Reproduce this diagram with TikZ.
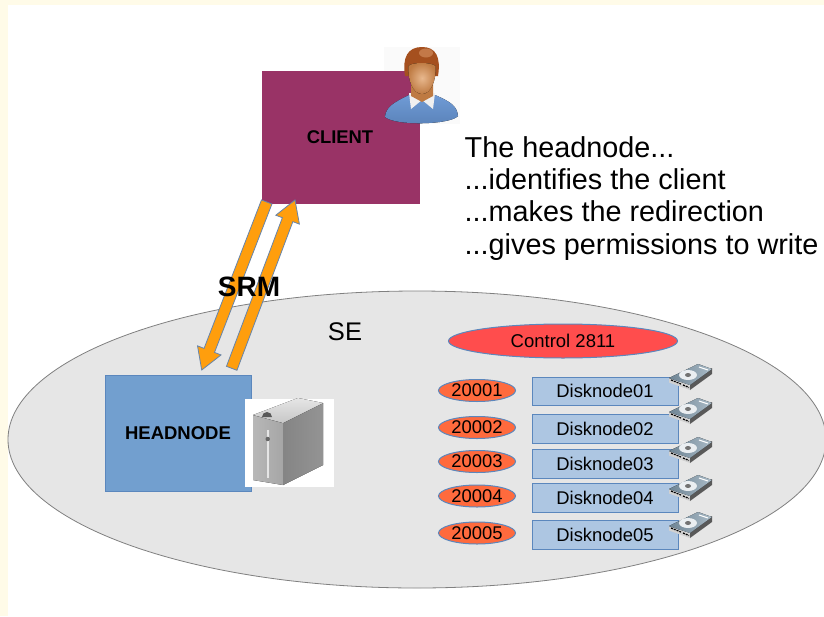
\documentclass[tikz,border=0pt]{standalone}
\usepackage{fontspec}
\setmainfont{Liberation Sans}
\usetikzlibrary{calc,shapes.geometric}
\definecolor{cream}{HTML}{FFFBE8}
\definecolor{seGray}{HTML}{E6E6E6}
\definecolor{plum}{HTML}{993366}
\definecolor{headBlue}{HTML}{729FCF}
\definecolor{edgeBlue}{HTML}{5B87BD}
\definecolor{diskBlue}{HTML}{ADC6E2}
\definecolor{ctrlRed}{HTML}{FF4D4D}
\definecolor{portRed}{HTML}{FF6A3D}
\definecolor{flow}{HTML}{FF9E0D}
\definecolor{hair}{HTML}{A5501F}
\definecolor{hairlight}{HTML}{D08A5A}
\definecolor{skin}{HTML}{E8B88E}
\definecolor{skindark}{HTML}{BE7A42}
\definecolor{shirt}{HTML}{6F9BD6}
\definecolor{shirtdark}{HTML}{5A82B8}
\definecolor{plateA}{HTML}{6E8494}
\definecolor{plateB}{HTML}{A9BAC6}
\tikzset{
  px/.style={x=1pt,y=-1pt},
  boxnode/.style={draw=#1,line width=1pt,inner sep=0pt,anchor=north west},
  portnode/.style={ellipse,draw=edgeBlue,line width=1pt,fill=portRed,minimum width=77pt,minimum height=22pt,inner sep=0pt,font=\fontsize{18.4}{20}\selectfont},
  disknode/.style={rectangle,draw=edgeBlue,line width=1pt,fill=diskBlue,minimum width=146pt,inner sep=0pt,font=\fontsize{18.4}{20}\selectfont},
  flowarrow/.style={draw=edgeBlue!70!gray,line width=.8pt,fill=flow,line join=miter},
  drive/.pic={
    \fill[black!18] (0,-3) -- (21,5) -- (21,9) -- (0,1.5) -- cycle;
    \fill[black!65] (21,4) -- (43,-13) -- (43,-7) -- (21,9) -- cycle;
    \fill[left color=plateA,right color=plateB] (0,-3) -- (29,-17) -- (43,-12) -- (21,4) -- cycle;
    \fill[white!75!plateB] (19,-6) ellipse [x radius=9,y radius=5];
    \fill[black!55] (19,-6) ellipse [x radius=3,y radius=2];
    \draw[white,line width=1pt] (30,-14) -- (39,-11);
    \draw[black,line width=1.2pt,dash pattern=on 2pt off 1pt] (2,-1) -- (12,3);
    \draw[black,line width=1.2pt,dash pattern=on 2pt off 1pt] (14,4) -- (20,6.5);
  }
}
\newcommand{\blockflow}[2]{%
  \draw[flowarrow]
    ($(#1)!5.6pt!90:(#2)$) --
    ($($(#2)!21pt!(#1)$)!5.6pt!90:(#2)$) --
    ($($(#2)!21pt!(#1)$)!12.6pt!90:(#2)$) --
    (#2) --
    ($($(#2)!21pt!(#1)$)!12.6pt!-90:(#2)$) --
    ($($(#2)!21pt!(#1)$)!5.6pt!-90:(#2)$) --
    ($(#1)!5.6pt!-90:(#2)$) -- cycle;}
\begin{document}
\begin{tikzpicture}[px]
\useasboundingbox (0,0) rectangle (824,616);
\fill[cream] (0,0) rectangle (824,616);
\fill[white] (8,5) rectangle (824,616);
% storage element
\node[ellipse,draw=black!50,line width=.8pt,fill=seGray,minimum width=818pt,minimum height=297pt,inner sep=0pt] (se) at (417,439.5) {};
\node[font=\fontsize{25.5}{28}\selectfont] (selabel) at (345,332) {SE};
% client
\fill[black!2] (384,47) rectangle (460,124);
\node[boxnode=plum,fill=plum,minimum width=156.5pt,minimum height=131.5pt] (client) at (262,71) {};
\node[font=\bfseries\fontsize{18.4}{20}\selectfont] (clientlabel) at (340,137) {CLIENT};
% person icon
\fill[top color=shirt,bottom color=shirtdark]
  (385,117) .. controls (386,107) and (393,103) .. (409,95) -- (435,95)
  .. controls (451,102) and (457,106) .. (458,116) .. controls (450,125) and (395,126) .. (385,117) -- cycle;
\fill[black!6] (409,93) -- (411,109) -- (422,100) -- (433,109) -- (435,93) -- cycle;
\fill[skindark] (411,84) -- (433,84) -- (433,96) -- (422,102) -- (411,96) -- cycle;
\fill[hair] (405,76) .. controls (402,57) and (408,47) .. (422,47) .. controls (436,47) and (441,57) .. (438,76) -- cycle;
\fill[inner color=skin,outer color=skindark]
  (408.5,66) .. controls (412,62) and (431,62) .. (435.5,66)
  .. controls (436.5,80) and (431,94) .. (422,94)
  .. controls (413,94) and (407.5,80) .. (408.5,66) -- cycle;
\fill[hairlight,opacity=.7] (426,53) ellipse [x radius=7,y radius=4.5];
% texts
\node[anchor=north west,align=left,inner sep=0pt,font=\fontsize{28.8}{32.4}\selectfont] (notes) at (464.5,136)
  {The headnode...\\...identifies the client\\...makes the redirection\\...gives permissions to write};
% head node
\node[boxnode=edgeBlue,fill=headBlue,minimum width=145.5pt,minimum height=115.5pt] (head) at (105,375) {};
\node[font=\bfseries\fontsize{18.5}{20}\selectfont] (headlabel) at (178,433) {HEADNODE};
% server
\fill[white] (245,399) rectangle (334,487);
\fill[left color=black!28,right color=black!35] (253,415) -- (253,480) -- (283,485) -- (283,423) -- cycle;
\fill[left color=black!48,right color=black!42] (283,423) -- (283,485) -- (323,465) -- (323,403) -- cycle;
\fill[top color=black!10,bottom color=black!22] (253,415) -- (283,423) -- (323,403) -- (298,398) -- cycle;
\fill[black!65] (262,417) arc[start angle=180,end angle=360,radius=5] -- cycle;
\fill[white!90!black] (266.5,430) rectangle (269,478);
\fill[black!60] (267.7,439) circle (2.2);
% connectors
\coordinate (t1) at (266.7,202);
\coordinate (h1) at (201.7,370);
\coordinate (t2) at (231.7,368.3);
\coordinate (h2) at (295,200);
\blockflow{t1}{h1}
\blockflow{t2}{h2}
\node[font=\bfseries\fontsize{28}{30}\selectfont] (srm) at (249,287) {SRM};
% control
\node[ellipse,draw=edgeBlue,line width=1pt,fill=ctrlRed,minimum width=229pt,minimum height=34pt,inner sep=0pt,font=\fontsize{18.5}{20}\selectfont] (ctrl) at (563,341) {Control 2811};
% ports
\node[portnode] (p1) at (477,390.5) {20001};
\node[portnode] (p2) at (477,427.5) {20002};
\node[portnode] (p3) at (477,461.5) {20003};
\node[portnode] (p4) at (477,496) {20004};
\node[portnode] (p5) at (477,533) {20005};
% disk nodes
\node[disknode,minimum height=28.5pt] (d1) at (605,391.3) {Disknode01};
\node[disknode,minimum height=29pt] (d2) at (605,428.5) {Disknode02};
\node[disknode,minimum height=29pt] (d3) at (605,463.5) {Disknode03};
\node[disknode,minimum height=29pt] (d4) at (605,497.5) {Disknode04};
\node[disknode,minimum height=29pt] (d5) at (605,534.5) {Disknode05};
% drives
\pic at (669,381) {drive};
\pic at (669,415) {drive};
\pic at (669,454) {drive};
\pic at (669,492) {drive};
\pic at (669,529) {drive};
\end{tikzpicture}
\end{document}
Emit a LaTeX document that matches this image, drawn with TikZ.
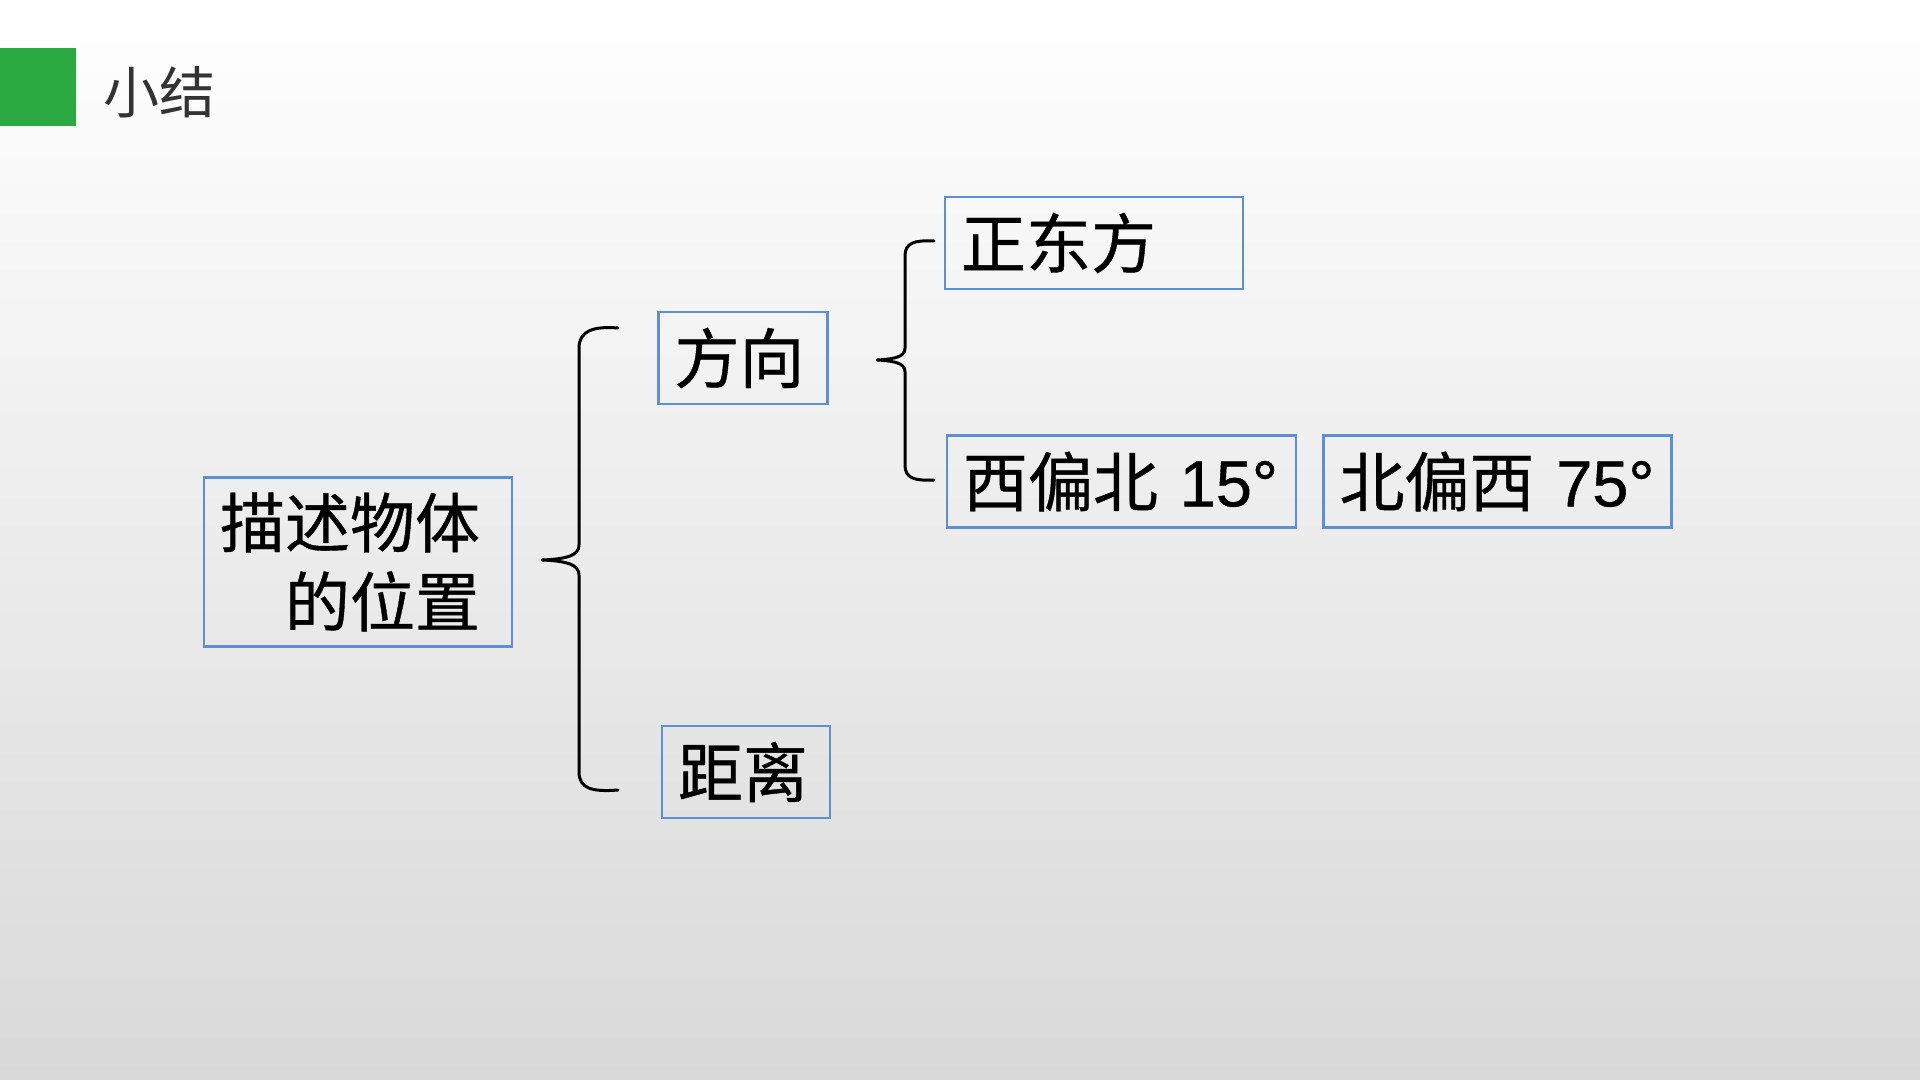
\documentclass[tikz,border=0pt]{standalone}
\usepackage{fontspec}
\newfontfamily\cjk{Noto Sans CJK SC}
\newfontfamily\cjkbox[FakeBold=0.6]{Noto Sans CJK SC}
\newfontfamily\lat[FakeBold=0.6]{Liberation Sans}
\usetikzlibrary{
  positioning % 节点相对定位
}
\definecolor{bgbottom}{RGB}{217,217,217}
\definecolor{titlegreen}{RGB}{43,170,66}
\definecolor{boxblue}{RGB}{91,143,214}
\definecolor{titlegray}{RGB}{51,51,51}
\tikzset{
  title text/.style={
    font={\cjk\fontsize{28}{33}\selectfont},
    text=titlegray,
    inner sep=0pt
  },
  kbox/.style={
    draw=boxblue,
    line width=1.25pt,
    font={\cjkbox\fontsize{32.5}{39.5}\selectfont},
    align=left,
    inner xsep=8pt,
    inner ysep=4pt,
    minimum height=46pt
  },
  brace line/.style={
    line width=1.5pt,
    line cap=round,
    line join=round
  }
}

\begin{document}
\begin{tikzpicture}[x=0.5pt, y=-0.5pt] % 以像素为单位，y 轴向下
  % 背景渐变
  \shade[top color=white, bottom color=bgbottom] (0,0) rectangle (1920,1080);
  \useasboundingbox (0,0) rectangle (1920,1080);

  % 标题
  \fill[titlegreen] (0,48) rectangle (76,126);
  \node[title text] (title) at (159,92) {小结};

  % 左侧总框
  \node[kbox, text width=138pt, minimum height=84.5pt] (desc) at (358,562) {描述物体\\\hspace*{1em}的位置};

  % 大括号
  \draw[brace line] (618,328) .. controls (593,326) and (579,331) .. (579,348)
    -- (579,545) .. controls (579,555) and (568,559) .. (542,560)
    .. controls (568,561) and (579,565) .. (579,575)
    -- (579,772) .. controls (579,789) and (593,792) .. (618,790);

  % 第二层：方向、距离
  \node[kbox, text width=68.5pt] (dir) at (743,358) {方向};
  \node[kbox, text width=68pt] (dist) at (746,772) {距离};

  % 小括号
  \draw[brace line] (934,241) .. controls (914,240) and (905,243) .. (905,256)
    -- (905,348) .. controls (905,356) and (897,359) .. (877,360)
    .. controls (897,361) and (905,364) .. (905,372)
    -- (905,465) .. controls (905,478) and (914,481) .. (934,480);

  % 第三层：具体方向
  \node[kbox, text width=133pt] (east) at (1094,243) {正东方};
  \node[kbox, text width=158.5pt] (wn) at (1121.5,481.5) {西偏北\lat{} 15°};
  \node[kbox, text width=158pt, right=12.5pt of wn] (nw) {北偏西\lat{} 75°};
\end{tikzpicture}
\end{document}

——

> **Task instructions**: Leave out every picture, then retype exactly the lines from the one containing "Emit a LaTeX" through the one containing "text width=68pt] (dist)".

> **Answer for the task**:
Emit a LaTeX document that matches this image, drawn with TikZ.
\documentclass[tikz,border=0pt]{standalone}
\usepackage{fontspec}
\newfontfamily\cjk{Noto Sans CJK SC}
\newfontfamily\cjkbox[FakeBold=0.6]{Noto Sans CJK SC}
\newfontfamily\lat[FakeBold=0.6]{Liberation Sans}
\usetikzlibrary{
  positioning % 节点相对定位
}
\definecolor{bgbottom}{RGB}{217,217,217}
\definecolor{titlegreen}{RGB}{43,170,66}
\definecolor{boxblue}{RGB}{91,143,214}
\definecolor{titlegray}{RGB}{51,51,51}
\tikzset{
  title text/.style={
    font={\cjk\fontsize{28}{33}\selectfont},
    text=titlegray,
    inner sep=0pt
  },
  kbox/.style={
    draw=boxblue,
    line width=1.25pt,
    font={\cjkbox\fontsize{32.5}{39.5}\selectfont},
    align=left,
    inner xsep=8pt,
    inner ysep=4pt,
    minimum height=46pt
  },
  brace line/.style={
    line width=1.5pt,
    line cap=round,
    line join=round
  }
}

\begin{document}
\begin{tikzpicture}[x=0.5pt, y=-0.5pt] % 以像素为单位，y 轴向下
  % 背景渐变
  \shade[top color=white, bottom color=bgbottom] (0,0) rectangle (1920,1080);
  \useasboundingbox (0,0) rectangle (1920,1080);

  % 标题
  \fill[titlegreen] (0,48) rectangle (76,126);
  \node[title text] (title) at (159,92) {小结};

  % 左侧总框
  \node[kbox, text width=138pt, minimum height=84.5pt] (desc) at (358,562) {描述物体\\\hspace*{1em}的位置};

  % 大括号
  \draw[brace line] (618,328) .. controls (593,326) and (579,331) .. (579,348)
    -- (579,545) .. controls (579,555) and (568,559) .. (542,560)
    .. controls (568,561) and (579,565) .. (579,575)
    -- (579,772) .. controls (579,789) and (593,792) .. (618,790);

  % 第二层：方向、距离
  \node[kbox, text width=68.5pt] (dir) at (743,358) {方向};
  \node[kbox, text width=68pt] (dist) at (746,772) {距离};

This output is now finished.